C'est d'ailleurs pour cette raison que le gouvernement a reculé, admet le ministre responsable du développement régional, Jean-Pierre Blackburn. «Je demandais au Bloc québécois s'ils allaient appuyer ou non le budget, et on voit bien par leur silence qu'ils n'avaient pas l'intention d'appuyer le budget. Alors, dans les circonstances, on se doit d'agir en gouvernement responsable. C'est pour ça qu'on va déposer la loi, pour être sûrs.»
Le gouvernement déposera ce projet de loi demain, ou dès aujourd'hui si les trois partis d'opposition consentent à accélérer le processus parlementaire habituel. «Il faut le consentement unanime des partis d'opposition pour amener cette motion au vote plus rapidement. On espère l'avoir», a expliqué une source gouvernementale. Le projet de loi pourra être modifié par l'opposition, mais pas de façon à augmenter la valeur totale de l'aide.
Le milliard assuré
L'adoption du projet de loi est assurée puisque le chef libéral Stéphane Dion a dit vouloir l'appuyer, à moins qu'il ne contienne de «mauvaises surprises ou des pilules empoisonnées». «On va prendre le milliard qui passe, certainement! Nos travailleurs et familles en ont besoin, ils en ont besoin tout de suite», a-t-il dit hier après-midi. Le chef libéral s'est fait un devoir de rappeler que le gouvernement de Paul Martin avait promis avant l'élection de 2005 «un plan de 1,5 milliard que le gouvernement conservateur a coupé dès qu'il est arrivé au pouvoir».
Le Bloc québécois, quant à lui, attend de voir le projet de loi avant de se prononcer. Le parti ne digère toujours pas le mode de répartition de la somme. Ottawa a choisi de partager le milliard selon le poids démographique de chaque province sans prendre en compte l'importance de l'industrie manufacturière et forestière qu'elles abritent (ou pas). Ainsi, le Québec recevra 217 millions et l'Ontario près du double, contre environ 100 millions pour l'Alberta, pourtant peu affectée par la crise. Pourtant, avec environ 300 000 emplois perdus, l'Ontario et le Québec ont épongé environ 91 % de toutes les pertes d'emplois dans le secteur de la fabrication... Et à cause de la somme forfaire de 10 millions accordée à chaque province, la petite Île-du-Prince-Édouard, avec 135 000 habitants, touchera environ 14 millions, une proportion du total disponible trois fois plus élevée que son poids démographique.
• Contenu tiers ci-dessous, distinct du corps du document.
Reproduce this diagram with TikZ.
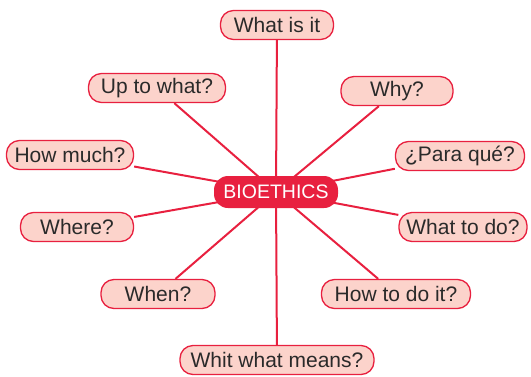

Le chef bloquiste, Gilles Duceppe, entend «bonifier» ce plan. Au moment de mettre sous presse hier soir, on ne savait toujours pas si ce genre de modification, changeant la formule de partage, serait jugé acceptable.
«Ce n'est pas suffisant, mais c'est un commencement, a pour sa part indiqué le chef du NPD, Jack Layton. On préfère avoir cette aide que non. [...] Nous sommes heureux que le gouvernement ait cessé son chantage.»
Un budget décisif
Au moment du dévoilement de son plan d'aide, l'entourage du premier ministre refusait obstinément de séparer cette aide du prochain budget, allant même jusqu'à prétendre que c'était la seule façon de dépenser des fonds imprévus.
Encore la semaine dernière, le ministre Cannon raillait son opposant néo-démocrate Thomas Mulcair qui lui demandait de verser l'argent immédiatement. «Mon honorable collègue qui a aussi siégé à l'Assemblée nationale doit savoir que lorsqu'il s'agit d'appropriation de nouveaux montants d'argent, on doit suivre un processus. Ce processus se nomme le budget», avait lancé M. Cannon.
La porte est désormais toute grande ouverte pour défaire le gouvernement conservateur au prochain budget compte tenu du fait que les partis d'opposition n'auront pas à assumer la responsabilité de la mort du plan d'aide. Un sondage Unimarketing effectué pour La Presse indique que conservateurs et libéraux sont à égalité au pays avec 33 % des intentions de vote chacun. La marge d'erreur est de 2,7 %, 1 fois sur 20.